Le sable pour compagnon de route

  Lever 4 heures. Au départ de la spéciale à 5 heures trente. La fatigue s’accumule mais le moral ne baisse pas. Pour gagner du temps, donc de l’efficacité, le ptit déj’ est servi au bord de la Panaméricaine, entre Pacifique et désert. Café expresso, s’il vous plaît, la machine est installée sur une caisse à l’arrière d’une voiture. Deux Pannetone sont découpés sur la ridelle d’une autre voiture. Il fait un peu brumeux, 11 degrés seulement. Fin du café-gateau à 6 heures .                            La journée s’annonce copieuse.Au programme 237 km de Tacana (petit village au départ de la spéciale) à Nazca, célèbre pour ses pétroglyphes, dont le mystère reste à ce jour intact.

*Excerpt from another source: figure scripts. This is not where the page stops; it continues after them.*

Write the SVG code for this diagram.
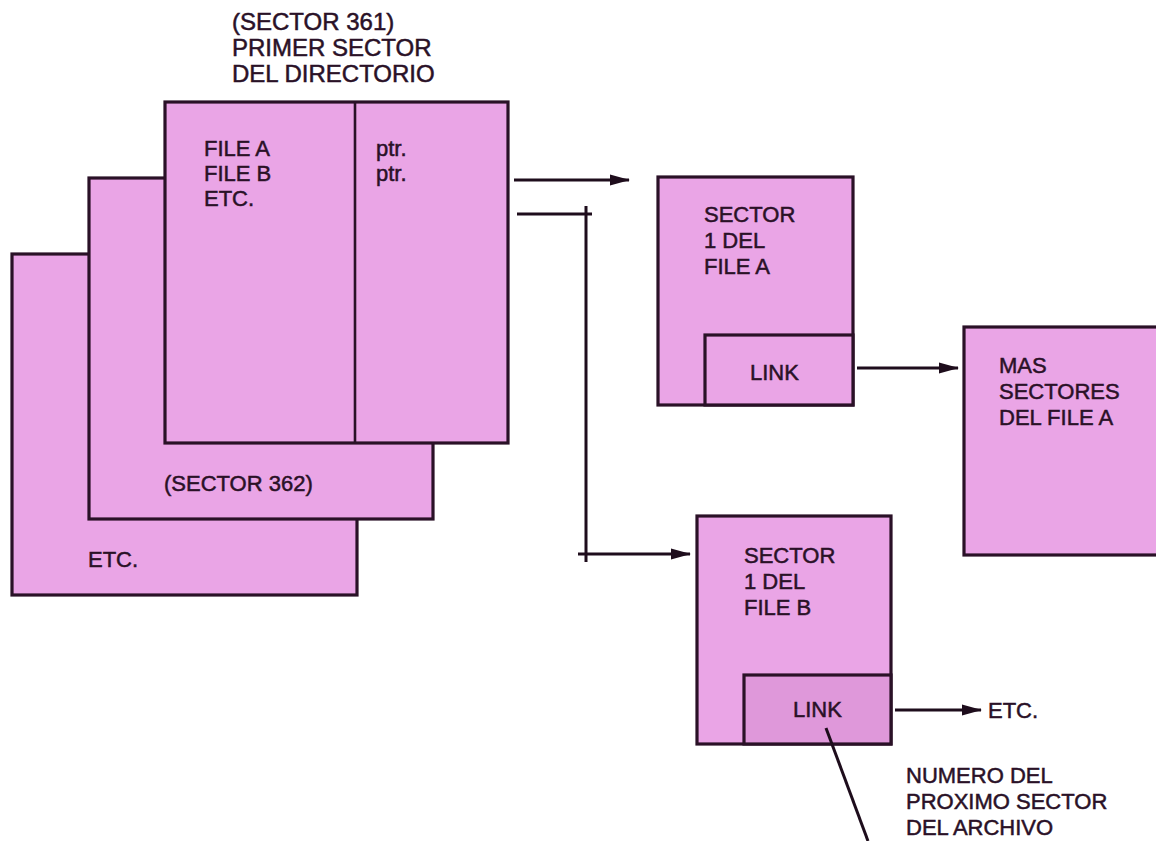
<svg xmlns="http://www.w3.org/2000/svg" width="1156" height="841" viewBox="0 0 1156 841">
<style>
.box{fill:#eaa5e6;stroke:#2a1127;stroke-width:3.2}
.subd{fill:#df98da;stroke:#2a1127;stroke-width:3.2}
.ln{fill:none;stroke:#1e0d1c;stroke-width:3}
.t{font-family:"Liberation Sans",Arial,sans-serif;font-size:22px;fill:#2a1127;stroke:#2a1127;stroke-width:0.5}
.h{font-size:24px}
</style>
<defs>
<marker id="ah" markerUnits="userSpaceOnUse" markerWidth="20" markerHeight="12" refX="19" refY="6" orient="auto">
<path d="M0,0.5 L20,6 L0,11.5 Z" fill="#1e0d1c"/>
</marker>
</defs>
<rect width="1156" height="841" fill="#ffffff"/>
<g id="title">
<text class="t h" x="232" y="30">(SECTOR 361)</text>
<text class="t h" x="232" y="56">PRIMER SECTOR</text>
<text class="t h" x="232" y="82">DEL DIRECTORIO</text>
</g>
<g id="sector-etc">
<rect class="box" x="12" y="254" width="345" height="341"/>
<text class="t" x="88" y="567">ETC.</text>
</g>
<g id="sector-362">
<rect class="box" x="89" y="178" width="344" height="341"/>
<text class="t" x="164" y="491">(SECTOR 362)</text>
</g>
<g id="sector-361">
<rect class="box" x="165" y="102" width="343" height="341"/>
<line x1="355" y1="102" x2="355" y2="443" stroke="#2a1127" stroke-width="2.6"/>
<text class="t" x="204" y="156">FILE A</text>
<text class="t" x="204" y="181">FILE B</text>
<text class="t" x="204" y="206">ETC.</text>
<text class="t" x="376" y="156">ptr.</text>
<text class="t" x="376" y="181">ptr.</text>
</g>
<g id="file-a">
<rect class="box" x="658" y="177" width="195" height="228"/>
<rect class="box" x="705" y="335" width="148" height="70"/>
<text class="t" x="704" y="222">SECTOR</text>
<text class="t" x="704" y="248">1 DEL</text>
<text class="t" x="704" y="274">FILE A</text>
<text class="t" x="750" y="380">LINK</text>
</g>
<g id="mas-sectores">
<rect class="box" x="964" y="327" width="200" height="228"/>
<text class="t" x="999" y="373">MAS</text>
<text class="t" x="999" y="399">SECTORES</text>
<text class="t" x="999" y="425">DEL FILE A</text>
</g>
<g id="file-b">
<rect class="box" x="697" y="516" width="194" height="228"/>
<rect class="subd" x="744" y="675" width="147" height="69"/>
<text class="t" x="744" y="563">SECTOR</text>
<text class="t" x="744" y="589">1 DEL</text>
<text class="t" x="744" y="615">FILE B</text>
<text class="t" x="793" y="717">LINK</text>
</g>
<g id="etc-b">
<text class="t" x="988" y="718">ETC.</text>
</g>
<g id="note">
<text class="t" x="906" y="783">NUMERO DEL</text>
<text class="t" x="906" y="809">PROXIMO SECTOR</text>
<text class="t" x="906" y="835">DEL ARCHIVO</text>
</g>
<g id="connectors">
<line class="ln" x1="514" y1="180" x2="629" y2="180" marker-end="url(#ah)"/>
<line class="ln" x1="517" y1="214" x2="592" y2="214"/>
<line class="ln" x1="586" y1="206" x2="586" y2="562"/>
<line class="ln" x1="578" y1="554" x2="690" y2="554" marker-end="url(#ah)"/>
<line class="ln" x1="857" y1="368" x2="958" y2="368" marker-end="url(#ah)"/>
<line class="ln" x1="895" y1="710" x2="981" y2="710" marker-end="url(#ah)"/>
<line class="ln" stroke-width="1.6" x1="826" y1="728" x2="868" y2="841"/>
</g>
</svg>
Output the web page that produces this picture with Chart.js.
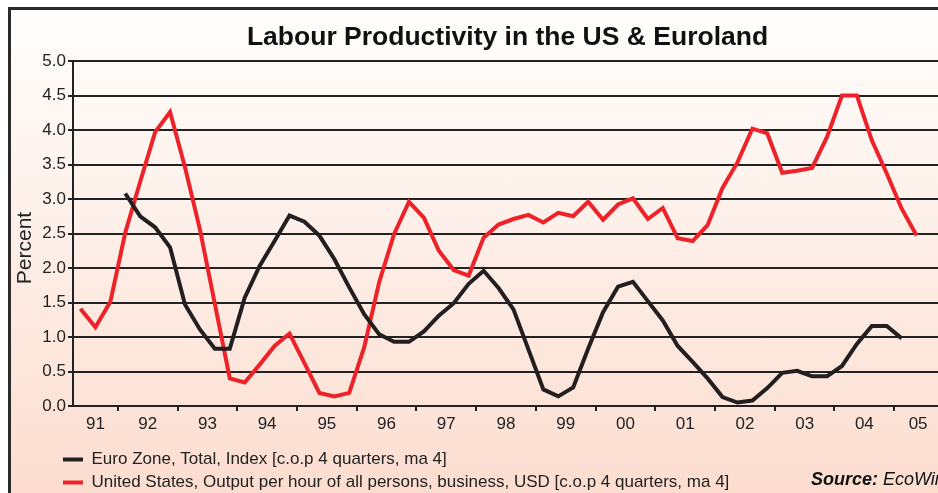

 Après avoir abandonné l’idée du tracé initial (voir article d’hier), David Castera nous a dévoilé son plan B : faire décrire un fer à cheval de 40km à la caravane du rallye avant d’attaquer un véritable petit erg le long de la Panam’.

Cette première difficulté d’une quinzaine de km va se transformer en premier calvaire : 18 secondes après être entré dans le cordon, Fontenay se « pose ». Imité dans la même minute par Castera, 200 mètres devant lui. A nous de les suivre : même beaucoup plus méfiants, il nous suffira de 3 minutes pour être stoppés net.

« C’est vrai qu’on dirait un peu certains endroits qu’on trouve en Tunisie. Mais là, franchement, c’est bien plus mal rangé ». Jean-Pierre Fontenay a toujours le sens de la formule. Sa déclaration, sybilline mais imagée résume parfaitement le combat mené contre ce tronçon de sable, vaincu en… une heure trente.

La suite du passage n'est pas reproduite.